There were whistles among the enraptured surfers.
“And Wham-O got hold of us and hired us.”
The room was enthralled.
“How much do you practice?”
“Between four and eight hours a day,” said Todd.
“But it’s not all hanging out in the sun,” said Kent. “It’s a lot of hard work. When you’re throwing the disc, your hobby is your job. And that takes a lot of effort.”
“How long have you been throwing Frisbees?” came another question.
“Well, I’ve been throwing the disc for fifteen years. Todd for twelve.”
The message was clear—it’s called a disc—and thereafter no surfer at Ridgemont, no real hardcore, ever called it a Frisbee again.

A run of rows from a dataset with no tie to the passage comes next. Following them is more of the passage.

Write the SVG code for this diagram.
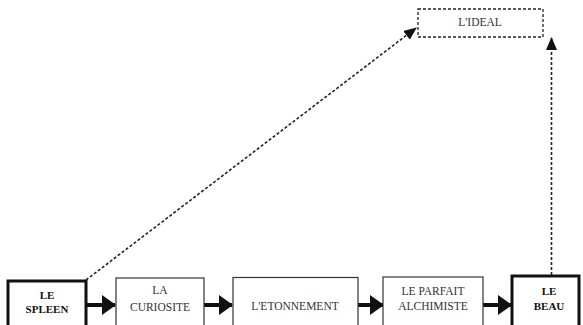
<svg xmlns="http://www.w3.org/2000/svg" width="583" height="325" viewBox="0 0 583 325">
<defs>
<style>
.thin{fill:#fff;stroke:#333;stroke-width:1.2}
.thick{fill:#fff;stroke:#111;stroke-width:3}
.dbox{fill:#fff;stroke:#222;stroke-width:1.3;stroke-dasharray:3,2}
text{font-family:'Liberation Serif','DejaVu Serif','Times New Roman',serif;font-size:11.5px;text-anchor:middle}
.t{fill:#333}
.b{font-weight:bold;fill:#111;font-size:11px}
.solid{stroke:#111;stroke-width:4;fill:none}
.dash{stroke:#222;stroke-width:1.6;fill:none;stroke-dasharray:3,2}
</style>
<marker id="big" markerWidth="14" markerHeight="20" refX="13" refY="10" orient="auto" markerUnits="userSpaceOnUse">
<path d="M0,0 L14,10 L0,20 Z" fill="#111"/>
</marker>
<marker id="small" markerWidth="13" markerHeight="11" refX="12" refY="5.5" orient="auto" markerUnits="userSpaceOnUse">
<path d="M0,0 L13,5.5 L0,11 Z" fill="#111"/>
</marker>
</defs>
<g id="connectors">
<line class="solid" x1="87" y1="305" x2="115" y2="305" marker-end="url(#big)"/>
<line class="solid" x1="204" y1="305" x2="232" y2="305" marker-end="url(#big)"/>
<line class="solid" x1="358" y1="305" x2="383" y2="305" marker-end="url(#big)"/>
<line class="solid" x1="483" y1="305" x2="511" y2="305" marker-end="url(#big)"/>
<line class="dash" x1="86" y1="280" x2="416" y2="28" marker-end="url(#small)"/>
<line class="dash" x1="551.5" y1="275" x2="551.5" y2="38" marker-end="url(#small)"/>
</g>
<g id="spleen">
<rect class="thick" x="8" y="281" width="78" height="48"/>
<text class="b" x="47" y="299">LE</text>
<text class="b" x="47" y="313">SPLEEN</text>
</g>
<g id="curiosite">
<rect class="thin" x="116" y="278" width="88" height="50"/>
<text class="t" x="160" y="294">LA</text>
<text class="t" x="160" y="311">CURIOSITE</text>
</g>
<g id="etonnement">
<rect class="thin" x="233" y="277.5" width="125" height="50"/>
<text class="t" x="295" y="310">L'ETONNEMENT</text>
</g>
<g id="alchimiste">
<rect class="thin" x="383" y="277" width="100" height="50"/>
<text class="t" x="433" y="295">LE PARFAIT</text>
<text class="t" x="433" y="310">ALCHIMISTE</text>
</g>
<g id="beau">
<rect class="thick" x="512" y="276" width="67" height="52"/>
<text class="b" x="549" y="295">LE</text>
<text class="b" x="549" y="310">BEAU</text>
</g>
<g id="ideal">
<rect class="dbox" x="418" y="9" width="125" height="28"/>
<text class="t" x="480" y="26">L'IDEAL</text>
</g>
</svg>
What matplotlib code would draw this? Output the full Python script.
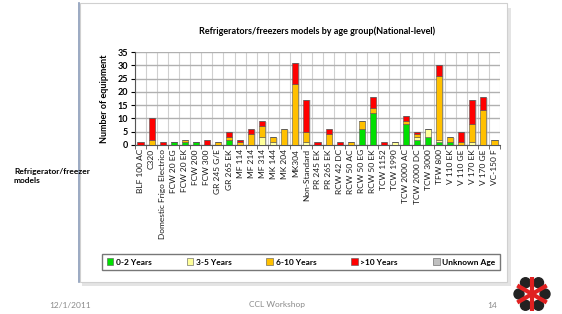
import numpy as np
import matplotlib
matplotlib.use("Agg")
import matplotlib.pyplot as plt
from matplotlib.patches import Rectangle, Circle

plt.rcParams["font.family"] = ["Lato", "DejaVu Sans"]

models = ["BLF 100 AC", "C320", "Domestic Frigo Electrico", "FCW 20 EG", "FCW 20 EK",
          "FCW 200", "FCW 300", "GR 245 G/E", "GR 265 EK", "MF 114", "MF 214", "MF 314",
          "MK 144", "MK 204", "MK304", "Non-Standard", "PR 245 EK", "PR 265 EK",
          "RCW 42 DC", "RCW 50 AC", "RCW 50 EG", "RCW 50 EK", "TCW 1152", "TCW 1990",
          "TCW 2000 AC", "TCW 2000 DC", "TCW 3000", "TFW 800", "V 110 EK", "V 110 GE",
          "V 170 EK", "V 170 GE", "VC-150 F"]

age_0_2 = [0, 0, 0, 1, 1, 1, 0, 0, 2, 0, 0, 0, 0, 0, 0, 0, 0, 0,
           0, 0, 6, 12, 0, 0, 8, 2, 3, 1, 1, 0, 0, 0, 0]
age_3_5 = [0, 0, 0, 0, 0, 0, 0, 0, 0, 0, 0, 3, 1, 0, 0, 1, 0, 0,
           0, 0, 0, 0, 0, 1, 0, 1, 3, 1, 0, 0, 1, 0, 0]
age_6_10 = [0, 2, 0, 0, 1, 0, 0, 1, 1, 1, 4, 4, 2, 6, 23, 4, 0, 4,
            0, 1, 3, 2, 0, 0, 1, 1, 0, 24, 2, 1, 7, 13, 2]
age_10p = [1, 8, 1, 0, 0, 0, 2, 0, 2, 1, 2, 2, 0, 0, 8, 12, 1, 2,
           1, 0, 0, 4, 1, 0, 2, 1, 0, 4, 0, 4, 9, 5, 0]
age_unknown = [0] * len(models)

series = [("0-2 Years", age_0_2, "#00e000"),
          ("3-5 Years", age_3_5, "#ffff99"),
          ("6-10 Years", age_6_10, "#ffc000"),
          (">10 Years", age_10p, "#ff0000"),
          ("Unknown Age", age_unknown, "#c0c0c0")]

W, H = 562, 314
fig = plt.figure(figsize=(W / 100, H / 100), dpi=100)
fig.patch.set_facecolor("white")


def fx(px):
    return px / W


def fy(py):
    return 1 - py / H


# chart frame with soft shadow
fig.patches.append(Rectangle((fx(82), fy(286)), fx(509) - fx(80), fy(4) - fy(282),
                             transform=fig.transFigure, facecolor="#e4e4e4",
                             edgecolor="none", zorder=0))
fig.patches.append(Rectangle((fx(80), fy(282)), fx(507) - fx(80), fy(3) - fy(282),
                             transform=fig.transFigure, facecolor="white",
                             edgecolor="#d0d0d0", lw=0.8, zorder=1))
fig.lines.append(plt.Line2D([fx(79), fx(79)], [fy(3), fy(282)], transform=fig.transFigure,
                            color="#8a9bb8", lw=1.2, zorder=2))

ax = fig.add_axes([fx(135), fy(145), fx(500) - fx(135), fy(52) - fy(145)])
ax.set_zorder(3)
x = np.arange(len(models))
bottom = np.zeros(len(models))
for name, vals, col in series:
    v = np.array(vals, dtype=float)
    # shadow
    ax.bar(x + 0.12, v, 0.55, bottom=bottom - 0.25, color="#bdbdbd", alpha=0.5,
           edgecolor="none", zorder=2)
    ax.bar(x, v, 0.55, bottom=bottom, color=col, edgecolor="#555555", lw=0.4,
           label=name, zorder=3)
    bottom += v

ax.set_xlim(-0.5, len(models) - 0.5)
ax.set_ylim(0, 35)
ax.set_yticks(range(0, 36, 5))
ax.set_xticks(x)
ax.set_xticks(np.arange(-0.5, len(models), 1), minor=True)
ax.set_xticklabels(models, rotation=90, fontsize=6, color="#1a1a1a")
ax.tick_params(axis="x", which="major", length=0, pad=3)
ax.tick_params(axis="x", which="minor", length=3, color="#555555")
ax.tick_params(axis="y", labelsize=6.5, length=3, pad=2)
for lab in ax.get_yticklabels():
    lab.set_fontweight("bold")
ax.grid(axis="y", color="#b0b0b0", lw=1.0, zorder=0)
ax.grid(axis="x", which="minor", color="#d0d0d0", lw=0.8, zorder=0)
ax.set_axisbelow(True)
for side in ["top", "right"]:
    ax.spines[side].set_visible(False)
ax.spines["left"].set_color("#555555")
ax.spines["bottom"].set_color("#555555")
ax.set_ylabel("Number of equipment", fontsize=6.5, fontweight="bold", labelpad=6)
ax.set_title("Refrigerators/freezers models by age group(National-level)",
             fontsize=6.5, fontweight="bold", pad=13)

handles, labels = ax.get_legend_handles_labels()
leg = fig.legend(handles, labels, loc="center", ncol=5,
                 bbox_to_anchor=(fx(301), fy(262)), fontsize=6, frameon=True,
                 fancybox=False, edgecolor="#555555", handlelength=0.8, handleheight=0.8,
                 columnspacing=4.2, handletextpad=0.3, borderpad=0.5, borderaxespad=0)
leg.get_frame().set_linewidth(1.0)
for t in leg.get_texts():
    t.set_fontweight("bold")

fig.text(fx(14), fy(168), "Refrigerator/freezer\nmodels", fontsize=6, fontweight="bold",
         va="top", ha="left", linespacing=1.3)
fig.text(fx(70), fy(305), "12/1/2011", fontsize=6, color="#8a8a8a", ha="center", va="center")
fig.text(fx(277), fy(305), "CCL Workshop", fontsize=6, color="#8a8a8a", ha="center", va="center")
fig.text(fx(492), fy(305), "14", fontsize=6, color="#8a8a8a", ha="center", va="center")

# logo
lax = fig.add_axes([fx(512), fy(314), fx(552) - fx(512), fy(274) - fy(314)])
lax.set_xlim(-1, 1)
lax.set_ylim(-1, 1)
lax.set_aspect("equal")
lax.axis("off")
for ang in [90, 150, 210, 270, 330, 30]:
    a = np.deg2rad(ang)
    lax.plot([0, 0.85 * np.cos(a)], [0, 0.85 * np.sin(a)], color="#e02020", lw=3,
             solid_capstyle="butt")
for ang in [60, 120, 180, 240, 300, 0]:
    a = np.deg2rad(ang)
    lax.add_patch(Circle((0.65 * np.cos(a), 0.65 * np.sin(a)), 0.25, color="#222222"))

fig.savefig("out.png", dpi=100)
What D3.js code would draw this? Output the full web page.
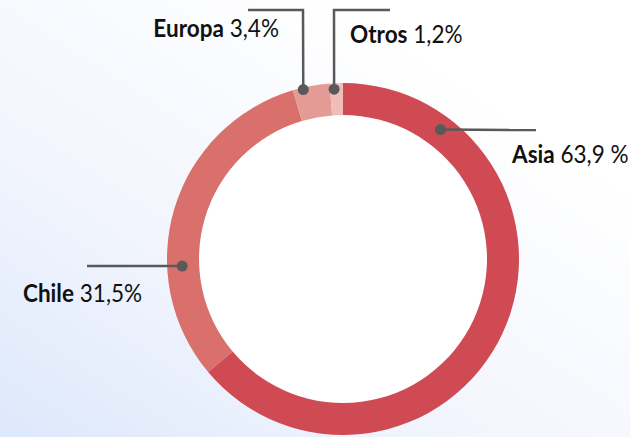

It was a brief presentation, this World Class Demonstration, and the two champs ran through it by rote. They described the six basic disc holds, offered an explanation of how to join the International Frisbee Association as a lifetime member, and gave a brief “health report” on how disc throwing improved hand-to-eye coordination.
They made a dramatic exit, with upraised fists and a cry of “Circulate the disc!”
It was a great effect, ruined only slightly by the fact that the two champs then hung around the rest of the lunch period, on lunch court, and collected phone numbers from the very girls who had been so unattainable all year long to the surfers who idolized them.